John André : biography
John André (2 May 1750 – 2 October 1780) was a British Army officer hanged as a spy during the American War of Independence. This was due to an incident in which he attempted to assist Benedict Arnold's attempted surrender of the fort at West Point, New York to the British.
André was born on 2 May 1750 in London to wealthy Huguenot parents, Antoine André, a merchant from Geneva, Switzerland, and Marie Louise Girardot, from Paris, France. He was educated at St Paul's School, at Westminster School and in Geneva. At age 20, he entered the British Army and joined his regiment, the 7th Royal Fusiliers, in Canada in 1774 as a lieutenant. He was captured at Fort Saint-Jean by General Richard Montgomery in November 1775, and held a prisoner at Lancaster, Pennsylvania. He lived in the home of Caleb Cope, enjoying the freedom of the town as he had given his word not to escape. In December 1776, he was freed in a prisoner exchange. He was promoted to captain in the 26th Foot on 18 January 1777, and to major in 1778.
He was a great favorite in colonial society, both in Philadelphia and New York, during their occupation by the British Army. He had a lively and pleasant manner and could draw, paint and cut silhouette pictures, as well as sing and write verse. He was a fluent writer who carried on much of General Clinton's correspondence. He was fluent in English, French, German, and Italian. He also wrote many comic verses. He planned the Mischianza when General Howe resigned and was about to return to England.
During his nearly nine months in Philadelphia, André occupied Benjamin Franklin's house, where it has been claimed that, on the orders of Major-General Lord Charles Grey he took several valuable items from Franklin's home, including an oil portrait of Franklin, when the British left Philadelphia. Grey's descendants returned Franklin's portrait to the United States in the early half of the 20th century.
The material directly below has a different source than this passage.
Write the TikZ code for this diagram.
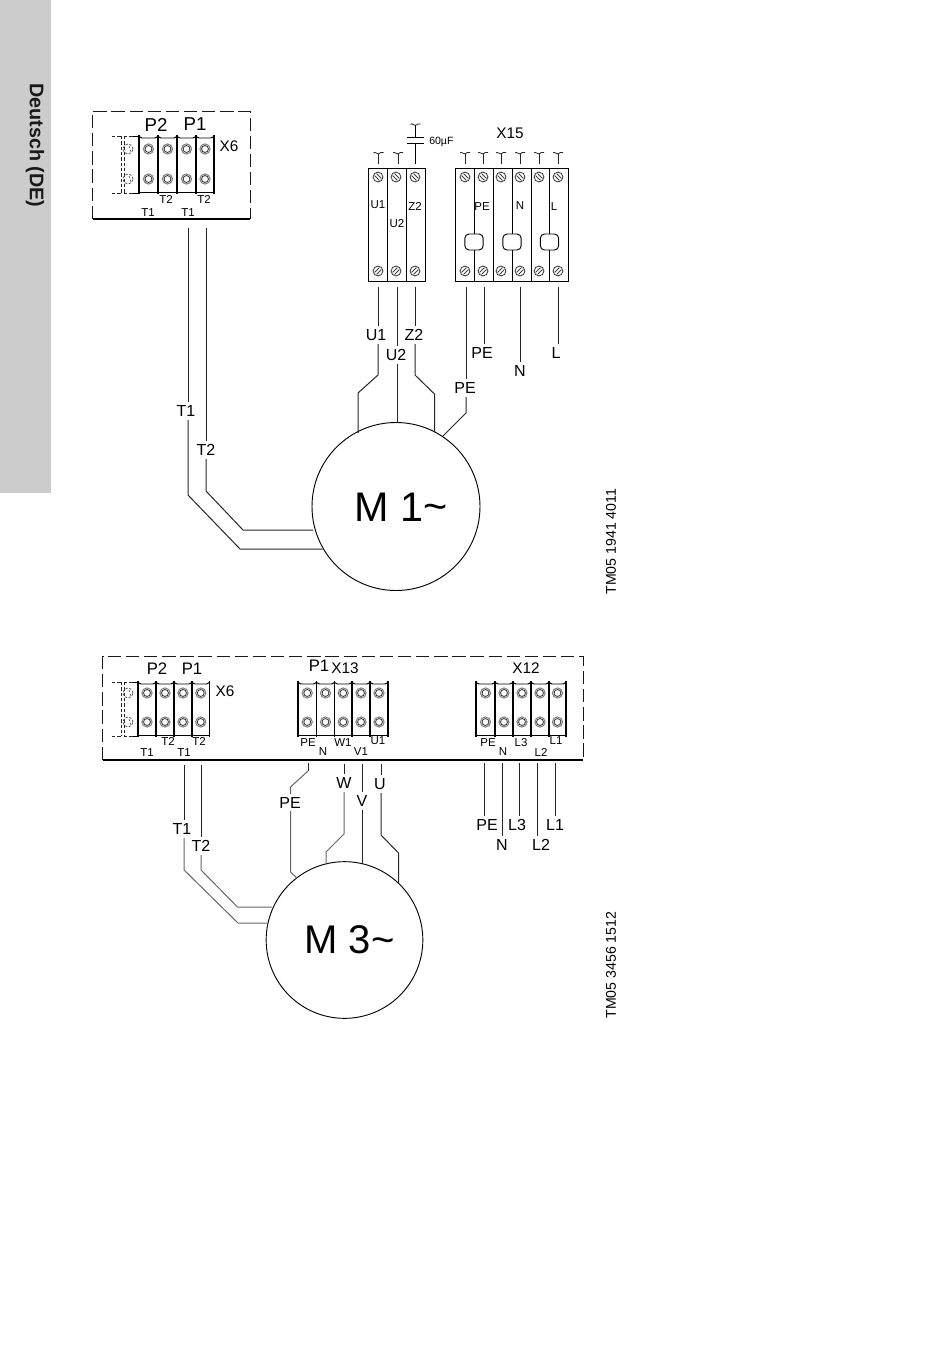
\documentclass[tikz,border=0pt]{standalone}
\usepackage{fontspec}
\setmainfont{Liberation Sans}
\newcommand{\fXI}{\fontsize{8.6pt}{10pt}\selectfont}
\newcommand{\fXV}{\fontsize{11.5pt}{13pt}\selectfont}
\newcommand{\fLab}{\fontsize{12pt}{14pt}\selectfont}
\newcommand{\fXVI}{\fontsize{12.5pt}{14pt}\selectfont}
\newcommand{\fP}{\fontsize{14pt}{16pt}\selectfont}
\tikzset{
  wire/.style={line width=0.75pt,black!85,line join=miter},
  gwire/.style={line width=0.75pt,black!60},
  frame/.style={line width=0.7pt,black!90,dash pattern=on 10pt off 3.6pt},
  solidedge/.style={line width=0.8pt,black},
  sep/.style={line width=0.95pt,black},
  thin box/.style={line width=0.7pt,black},
  lab/.style={inner sep=2.4pt,font=\fLab,text height=8.6pt,text depth=0pt},
  tiny/.style={inner sep=0pt,font=\fXI},
  ring/.style={line width=0.8pt,black!50},
  ringin/.style={line width=0.6pt,black!80},
  hatch/.style={line width=0.7pt,black!75},
}
\newcommand{\crenel}[4]{%
  \draw[sep] (#1,#3-1) -- (#1,#4+1);
  \draw[thin box] (#1,#3+0.5) -- (#1+3,#3+2) -- (#2-3,#3+2) -- (#2,#3+0.5);
  \draw[thin box] (#1,#4-1) -- (#2,#4-1);
}
\newcommand{\screw}[2]{%
  \draw[ring] (#1,#2) circle[radius=3.8pt];
  \draw[ringin] (#1,#2) circle[radius=2.6pt];
}
\newcommand{\dashscrew}[2]{%
  \draw[line width=0.6pt,black!65,dash pattern=on 1.8pt off 1.2pt] (#1,#2) circle[radius=3.8pt];
  \draw[line width=0.5pt,black!65,dash pattern=on 1.5pt off 1.5pt] (#1+1,#2-3) -- (#1+3,#2+3);
}
\newcommand{\hscrew}[3]{%
  \draw[ringin] (#1,#2) circle[radius=3.7pt];
  \draw[hatch] (#1-3.4,#2-1.4*#3) -- (#1+1.4,#2+3.4*#3);
  \draw[hatch] (#1-1.4,#2-3.4*#3) -- (#1+3.4,#2+1.4*#3);
}
\newcommand{\tildesym}[2]{%
  \draw[line width=0.6pt,black!85] (#1-5,#2) .. controls (#1-3.5,#2-2) and (#1-1.5,#2+1.5) .. (#1,#2+1) .. controls (#1+1.5,#2+0.5) and (#1+3,#2-2) .. (#1+5,#2-0.5);
}
\begin{document}
\begin{tikzpicture}[x=0.75pt,y=-0.75pt]
\useasboundingbox (0,0) rectangle (950,1346);
\fill[black!20] (0,0) rectangle (51,493);
\node[rotate=-90,inner sep=0pt,font=\fontsize{14.8pt}{16pt}\selectfont\bfseries,black!90] (tab) at (35,145.5) {Deutsch (DE)};
\node[rotate=90,inner sep=0pt,font=\fontsize{10.6pt}{12pt}\selectfont] (tm1) at (611,541.5) {TM05 1941 4011};
\node[rotate=90,inner sep=0pt,font=\fontsize{10.6pt}{12pt}\selectfont] (tm2) at (611,965) {TM05 3456 1512};

%%%%%%%%%%%%% upper frame
\draw[frame] (92.5,219) -- (92.5,111) -- (250,111) -- (250,219);
\draw[solidedge] (92.5,219) -- (250,219);
\node[inner sep=0pt,font=\fP] (p2a) at (156,125) {P2};
\node[inner sep=0pt,font=\fP] (p1a) at (195,124.5) {P1};
\node[inner sep=0pt,font=\fXV] (x6a) at (229,146) {X6};
\foreach \n/\x/\y/\t in {a/148/213/T1,b/188/213/T1,c/166/199/T2,d/204/199/T2}
  \node[tiny] (t6\n) at (\x,\y) {\t};
\draw[black!85,line width=0.65pt,dash pattern=on 2.5pt off 1.5pt] (112,136) -- (121,136) (112,193) -- (121,193) (121,136) -- (121,193) (124,136) -- (124,193) (124,136) -- (133,136) (124,193) -- (133,193);
\draw[thin box] (133,136) -- (139,136) (133,193)--(139,193);
\foreach \a/\b in {139/158,158/177,177/196,196/214}{
  \crenel{\a}{\b}{136}{193}
  \screw{\a/2+\b/2}{149}
  \screw{\a/2+\b/2}{179}
}
\draw[sep] (214,135) -- (214,194);
\dashscrew{128}{149}\dashscrew{128}{179}

% U1 U2 Z2 block
\draw[thin box] (368,168) rectangle (425,281);
\draw[thin box] (387,168) -- (387,281) (406,168) -- (406,281);
\foreach \x in {378,396,415}{\hscrew{\x}{177}{1}\hscrew{\x}{271}{-1}}
\node[tiny] (bu1) at (378,205) {U1};
\node[tiny] (bu2) at (397,224) {U2};
\node[tiny] (bz2) at (415,206) {Z2};
\foreach \x in {378.5,398}{\tildesym{\x}{153}\draw[line width=0.7pt,black!85] (\x,154) -- (\x,164);}
\tildesym{415.5}{124.5}
\coordinate (cpt) at (415.5,137.5);\coordinate (cpb) at (415.5,143.5);
\draw[line width=0.7pt] (415.5,125) -- (cpt) (cpb) -- (415.5,164);
\draw[line width=0.9pt] (407,137.5) -- (424,137.5) (407,143.5) -- (424,143.5);
\node[anchor=west,inner sep=0pt,font=\fontsize{7.9pt}{9pt}\selectfont] (c60) at (429,142) {60µF};
% X15 block
\node[inner sep=0pt,font=\fXV] (x15) at (510,133) {X15};
\foreach \x in {465,483,501,520,539,558}{\tildesym{\x}{153}\draw[line width=0.7pt,black!85] (\x,154) -- (\x,164);}
\draw[thin box] (455.5,168) rectangle (568,281);
\draw[thin box] (493,168) -- (493,281) (531,168) -- (531,281);
\foreach \x in {474,512,549.5}{
  \draw[thin box] (\x,168) -- (\x,234) (\x,250) -- (\x,281);
  \draw[thin box,rounded corners=3.2pt] (\x-9.2,234) rectangle (\x+9.2,250);
}
\foreach \x in {465,483,501,520,539,558}{\hscrew{\x}{177}{1}\hscrew{\x}{271}{-1}}
\node[tiny] (bpe) at (482,207) {PE};
\node[tiny] (bn) at (520,206) {N};
\node[tiny] (bl) at (554,207) {L};

%%%%%%%%%%%%% motor 1
\node[circle,draw,line width=0.7pt,minimum size=126pt,inner sep=0pt] (m1) at (396,506.5) {};
\node[inner sep=0pt,font=\fontsize{31pt}{34pt}\selectfont] (m1t) at (401.5,507) {M 1\raisebox{0.5pt}{\char"007E}};
\node[lab] (lT1) at (186,411) {T1};
\node[lab] (lT2) at (206,450) {T2};
\node[lab] (lU1) at (376,335) {U1};
\node[lab] (lU2) at (396,355) {U2};
\node[lab] (lZ2) at (414,335) {Z2};
\node[lab] (lPEa) at (465,388) {PE};
\node[lab] (lPEb) at (482,353) {PE};
\node[lab] (lN) at (520,371) {N};
\node[lab] (lL) at (556,353) {L};
\draw[wire] (188,228) -- (188,228 |- lT1.north);
\draw[wire] (188,228 |- lT1.south) -- (188,495) -- (240,549) -- (322.5,549);
\draw[wire] (206,228) -- (206,228 |- lT2.north);
\draw[wire] (206,228 |- lT2.south) -- (206,491) -- (243,530) -- (313,530);
\draw[wire] (378,287) -- (378,287 |- lU1.north);
\draw[wire] (378,287 |- lU1.south) -- (378,375) -- (358,393) -- (358,433);
\draw[wire] (397,287) -- (397,287 |- lU2.north);
\draw[wire] (397,287 |- lU2.south) -- (397,422.5);
\draw[wire] (415,287) -- (415,287 |- lZ2.north);
\draw[wire] (415,287 |- lZ2.south) -- (415,375) -- (434.5,394) -- (434.5,432);
\draw[wire] (466,287) -- (466,287 |- lPEa.north);
\draw[wire] (466,287 |- lPEa.south) -- (466,413) -- (443,436);
\draw[wire] (484,287) -- (484,287 |- lPEb.north);
\draw[wire] (520,287) -- (520,287 |- lN.north);
\draw[wire] (558,287) -- (558,287 |- lL.north);

%%%%%%%%%%%%% lower frame
\draw[frame] (102.5,760) -- (102.5,656.5) -- (583,656.5) -- (583,760);
\draw[solidedge] (102.5,760) -- (583,760);
\node[inner sep=0pt,font=\fXVI] (p2b) at (157,669) {P2};
\node[inner sep=0pt,font=\fXVI] (p1b) at (192,669) {P1};
\node[inner sep=0pt,font=\fXV] (x6b) at (225,691) {X6};
\node[inner sep=0pt,font=\fXVI] (p1c) at (319,666) {P1};
\node[inner sep=0pt,font=\fXV] (x13) at (345,668.5) {X13};
\node[inner sep=0pt,font=\fXV] (x12) at (526,668.5) {X12};
\foreach \n/\x/\y/\t in {a/147/753/T1,b/184/753/T1,c/168/741/T2,d/199/741/T2,
  e/308/743/PE,f/323/752/N,g/343/743/W1,h/361/752/V1,i/378/741/U1,
  j/488/743/PE,k/503/752/N,l/521/743/L3,m/541/752/L2,n/556/741/L1}
  \node[tiny] (s\n) at (\x,\y) {\t};
\draw[black!85,line width=0.65pt,dash pattern=on 2.5pt off 1.5pt] (112,682) -- (121,682) (112,736) -- (121,736) (121,682) -- (121,736) (124,682) -- (124,736) (124,682) -- (133,682) (124,736) -- (133,736);
\draw[thin box] (133,682) -- (138,682) (133,736)--(138,736);
\foreach \a/\b in {138/156,156/174,174/192,192/209.5}{
  \crenel{\a}{\b}{682}{736}
  \screw{\a/2+\b/2}{693}
  \screw{\a/2+\b/2}{722}
}
\draw[sep] (209.5,681) -- (209.5,737);
\dashscrew{128}{693}\dashscrew{128}{722}
\foreach \a/\b in {298/316.5,316.5/334.5,334.5/352,352/370,370/388}{
  \crenel{\a}{\b}{682}{736}
  \screw{\a/2+\b/2}{693}
  \screw{\a/2+\b/2}{722}
}
\draw[sep] (388,681) -- (388,737);
\foreach \a/\b in {476/495,495/513,513/531,531/549,549/566}{
  \crenel{\a}{\b}{682}{736}
  \screw{\a/2+\b/2}{693}
  \screw{\a/2+\b/2}{722}
}
\draw[sep] (566,681) -- (566,737);

%%%%%%%%%%%%% motor 2
\node[circle,draw,line width=0.7pt,minimum size=117.5pt,inner sep=0pt] (m2) at (344.5,940) {};
\node[inner sep=0pt,font=\fontsize{30pt}{34pt}\selectfont] (m2t) at (349.5,940) {M 3\raisebox{0.5pt}{\char"007E}};
\node[lab] (mT1) at (182,829) {T1};
\node[lab] (mT2) at (201,846) {T2};
\node[lab] (mPE) at (290,803) {PE};
\node[lab] (mW) at (344,783) {W};
\node[lab] (mV) at (362,801) {V};
\node[lab] (mU) at (380,784) {U};
\node[lab] (nPE) at (487,825) {PE};
\node[lab] (nN) at (502,845) {N};
\node[lab] (nL3) at (517,825) {L3};
\node[lab] (nL2) at (541,845) {L2};
\node[lab] (nL1) at (555,825) {L1};
\draw[wire] (184,765) -- (184,765 |- mT1.north);
\draw[gwire] (184,765 |- mT1.south) -- (184,870) -- (238,923) -- (267,923);
\draw[wire] (201,765) -- (201,765 |- mT2.north);
\draw[gwire] (201,765 |- mT2.south) -- (201,870) -- (237.5,907) -- (272,907);
\draw[wire] (308,763) -- (308,771);
\draw[gwire] (308,771) -- (290.5,787) -- (290.5,794);
\draw[gwire] (290.5,811) -- (290.5,872) -- (297,878);
\draw[wire] (344,764) -- (344,764 |- mW.north);
\draw[gwire] (344,764 |- mW.south) -- (344,834) -- (326,852) -- (326,864);
\draw[wire] (362,764) -- (362,764 |- mV.north);
\draw[wire] (362,764 |- mV.south) -- (362,864);
\draw[wire] (381,764) -- (381,764 |- mU.north);
\draw[wire] (381,764 |- mU.south) -- (381,835) -- (398.5,853) -- (398.5,883);
\draw[wire] (484,763) -- (484,763 |- nPE.north);
\draw[wire] (502,763) -- (502,763 |- nN.north);
\draw[wire] (519,763) -- (519,763 |- nL3.north);
\draw[wire] (537,763) -- (537,763 |- nL2.north);
\draw[wire] (555,763) -- (555,763 |- nL1.north);
\end{tikzpicture}
\end{document}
Intelligence work, capture and execution
In 1779 André became adjutant-general of the British Army in America with the rank of major. In April of that year he took charge of British secret intelligence. By the next year (1780) he had begun to plot with American General Benedict Arnold. Arnold's Loyalist wife, Peggy Shippen, was a close friend of André, and possibly a paramour; the two had courted in Philadelphia prior to Shippen's marriage to Arnold. She was one of the go-betweens in the correspondence. Arnold, who commanded West Point, had agreed to surrender it to the British for £20,000 (approximately $1.1 million in 2008 dollars) — a move that would have enabled the British to cut New England off from the rest of the rebellious colonies.
André went up the Hudson River on the British sloop-of-war Vulture on Wednesday, 20 September 1780, to visit Arnold. On the following night a small boat, furnished by Arnold, was steered to the Vulture by Joshua Hett Smith. At the oars were two brothers, tenants of Smith's, who reluctantly rowed the boat six miles on the river, to the sloop. Despite Arnold's assurances, the two oarsmen sensed something was wrong. None of these men knew Arnold's purpose, or suspected his treason; all were told that the purpose was to do good for the patriot cause. Only Smith was told anything specific, and that was the lie that it was to secure vital intelligence for the American cause. The brothers finally agreed to row after threats by Arnold to arrest them. They picked up André, and placed him on shore. The others left and Arnold came to André on horseback, leading an extra horse for André's use. The two men conferred in the woods below Stony Point until near dawn, after which André accompanied Arnold several miles to the Joshua Hett Smith House (Treason House) in West Haverstraw, New York, owned by Thomas Smith and occupied by his brother Joshua. Soon thereafter, on the morning of 22 September, American troops commanded by Col. James Livingston, guarding Verplanck's Point across the river, began firing on the Vulture, which received many hits and was forced to retire down river without André.